Their struggle is still unrecognised by the South African government. A groundswell of public opinion is now damning its policy of quiet diplomacy as the sound of an unforgivable silence.
Beitbridge is the official crossing point to Zimbabwe. So desperate are its people to flee poverty and chaos that every day some jump off Beitbridge, into South Africa, often breaking their legs in the process.
Hundreds of jumpers and fence-busters are rounded up every day too while thousands are detained and deported; but it's a revolving door, most make it through in the end.
People smuggling
People-smuggling is big business up here in the bush.
Last month, Godknows Nare, a Zimbabwean film-maker, documented the hazardous journey made by 20 of his compatriots fleeing the Mugabe regime.
Border jumpers have been taken by crocodiles in the Limpopo river; they also run the gauntlet of bandits.
This group was robbed of all they had and the attack secretly filmed.
Then, it's through the fence. They have to dodge or bribe police and army patrols on both sides of the frontier.
Those crossing though are becoming more brazen now; all this in broad daylight.
Frontier
The three layers of razorwire demarcates the 200 mile frontier which is a relic of the apartheid regime which was designed to stop anti-apartheid guerrillas getting in. Today it's failing to keep Zimbabweans out.
We trailed a pickupful of fence jumpers on a border patrol road. We wanted to talk, but they didn't.
Further along, a man on the other side. He would talk.
There is now only one way a western journalist can speak to a Zimbabwean inside Zimbabwe, through a razorwire curtain.
A people-smuggler took us through a well-known crossing point.
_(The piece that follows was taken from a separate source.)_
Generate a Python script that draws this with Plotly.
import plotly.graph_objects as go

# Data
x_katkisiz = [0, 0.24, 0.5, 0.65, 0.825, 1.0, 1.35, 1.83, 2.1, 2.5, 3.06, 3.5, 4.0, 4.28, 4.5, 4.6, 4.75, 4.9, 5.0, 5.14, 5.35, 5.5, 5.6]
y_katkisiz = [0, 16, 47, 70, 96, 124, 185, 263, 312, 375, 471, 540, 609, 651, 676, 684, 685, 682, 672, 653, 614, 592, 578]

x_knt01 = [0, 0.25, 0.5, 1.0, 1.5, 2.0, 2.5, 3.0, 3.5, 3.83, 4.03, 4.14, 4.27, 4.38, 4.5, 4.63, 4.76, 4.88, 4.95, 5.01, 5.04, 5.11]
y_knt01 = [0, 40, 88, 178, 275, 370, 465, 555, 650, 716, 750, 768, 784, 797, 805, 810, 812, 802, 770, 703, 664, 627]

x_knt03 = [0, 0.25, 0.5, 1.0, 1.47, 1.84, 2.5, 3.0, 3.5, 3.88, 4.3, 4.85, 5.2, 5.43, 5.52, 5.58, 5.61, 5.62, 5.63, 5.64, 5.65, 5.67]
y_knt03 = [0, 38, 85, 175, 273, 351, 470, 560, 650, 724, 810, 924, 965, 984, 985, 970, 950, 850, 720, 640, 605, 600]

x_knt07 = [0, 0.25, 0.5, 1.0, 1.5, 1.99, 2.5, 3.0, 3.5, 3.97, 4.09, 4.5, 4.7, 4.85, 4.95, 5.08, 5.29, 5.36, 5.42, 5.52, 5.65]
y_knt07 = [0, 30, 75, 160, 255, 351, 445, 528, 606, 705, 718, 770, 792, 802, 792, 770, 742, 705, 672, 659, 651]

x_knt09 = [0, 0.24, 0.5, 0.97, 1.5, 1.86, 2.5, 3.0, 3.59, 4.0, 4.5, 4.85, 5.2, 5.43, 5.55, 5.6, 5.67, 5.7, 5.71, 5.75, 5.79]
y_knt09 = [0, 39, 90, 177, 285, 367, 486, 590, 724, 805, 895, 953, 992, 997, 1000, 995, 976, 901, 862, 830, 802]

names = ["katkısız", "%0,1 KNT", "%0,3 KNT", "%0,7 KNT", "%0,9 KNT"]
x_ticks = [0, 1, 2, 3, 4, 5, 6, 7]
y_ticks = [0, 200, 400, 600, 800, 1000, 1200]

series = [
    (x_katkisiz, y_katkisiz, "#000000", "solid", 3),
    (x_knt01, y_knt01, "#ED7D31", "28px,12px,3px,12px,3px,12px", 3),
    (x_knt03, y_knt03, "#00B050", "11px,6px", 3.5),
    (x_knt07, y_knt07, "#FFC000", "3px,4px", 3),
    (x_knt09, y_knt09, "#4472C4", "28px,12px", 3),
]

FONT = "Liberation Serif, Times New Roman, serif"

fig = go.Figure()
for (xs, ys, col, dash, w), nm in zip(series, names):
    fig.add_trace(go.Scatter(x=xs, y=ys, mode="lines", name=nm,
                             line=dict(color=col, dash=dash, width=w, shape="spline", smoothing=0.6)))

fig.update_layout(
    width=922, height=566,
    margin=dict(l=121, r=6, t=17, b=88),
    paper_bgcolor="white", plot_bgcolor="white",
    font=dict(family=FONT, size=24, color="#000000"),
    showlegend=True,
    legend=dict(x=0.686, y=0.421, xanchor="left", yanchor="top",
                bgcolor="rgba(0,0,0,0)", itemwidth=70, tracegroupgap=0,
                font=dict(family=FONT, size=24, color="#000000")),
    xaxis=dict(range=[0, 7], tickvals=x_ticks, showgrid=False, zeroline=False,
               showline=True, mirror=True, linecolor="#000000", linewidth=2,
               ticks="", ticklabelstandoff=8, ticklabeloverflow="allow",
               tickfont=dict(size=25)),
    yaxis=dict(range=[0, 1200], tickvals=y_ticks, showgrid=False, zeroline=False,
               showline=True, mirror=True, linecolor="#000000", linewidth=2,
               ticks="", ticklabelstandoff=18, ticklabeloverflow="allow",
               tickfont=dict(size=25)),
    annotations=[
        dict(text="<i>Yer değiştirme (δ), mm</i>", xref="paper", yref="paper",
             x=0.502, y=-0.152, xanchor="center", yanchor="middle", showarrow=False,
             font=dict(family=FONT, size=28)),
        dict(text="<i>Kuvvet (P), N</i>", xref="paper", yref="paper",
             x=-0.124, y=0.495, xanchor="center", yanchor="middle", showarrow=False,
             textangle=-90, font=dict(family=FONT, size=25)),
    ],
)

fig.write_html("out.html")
We hid in the bushes, watched and waited, no one crossed. So after an hour, we crossed the other way.
It was not a blind spot for Zimbabwean soldiers though, we'd been spotted. One began to give chase.
'Our people smuggling guide said: 'run!'
Jonathan Miller
Our people-smuggling guide just said "Run!" One of the soldiers came halfway across; I tried to engage him in conversation.
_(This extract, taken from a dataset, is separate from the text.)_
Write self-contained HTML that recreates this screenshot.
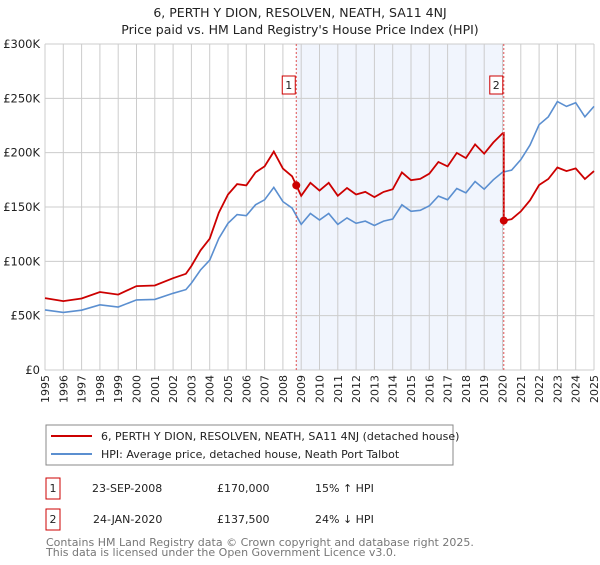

Another man who thought it time to get out, showed me his scars from the razor wire.
He arrived six weeks ago and says he was a Major in the Zimbabwean Army; disgruntlement now so widespread he says, they're deserting in droves.
He told me he'd personally witnessed many beatings, torture, even the murder of an opposition activist.
Major "Shorty"
"I was right there seeing it with my own two eyes, you cannot intervene, nothing. They will turn on you too."
"The thing is, if Mugabe unleashes his men and realises you are part of it, you are labelled opposition traitor, a sell out, Tony Blair's son, all of those things automatically. Yes you might prevent it, but when you go home, you find your house is gone."
Amid rumours of an imminent coup, we spoke to other deserters, who, like the major believe Mugabe's days are numbered.
C44 News cannot independently verify these men's stories for fear of endangering them or their families back in Zimbabwe. But we believe their stories to be true.
Razorwire
Nearly a quarter of the Zimbabwean population is now thought to be in South Africa - many in Johannesburg's rougher areas.
Only a handful have been granted asylum, most are classed as economic migrants. They have no legal rights or protection.
Not all the border-jumpers head south though; some get jobs on the big farms that line the Zimbabwean frontier. They're paid pitiful wages.
At 6am yesterday morning, on one of these farms we met a man who'd cross just hours earlier. He had just been given an old newspaper.
Zimbabweans will continue to pour through the razorwire to escape the catastrophe wrought by Robert Mugabe. Even diehard supporters deserting the dictator now.
A nation is upping and leaving in order just to survive, clambering over and under the fence that South Africa sits on -- resolutely.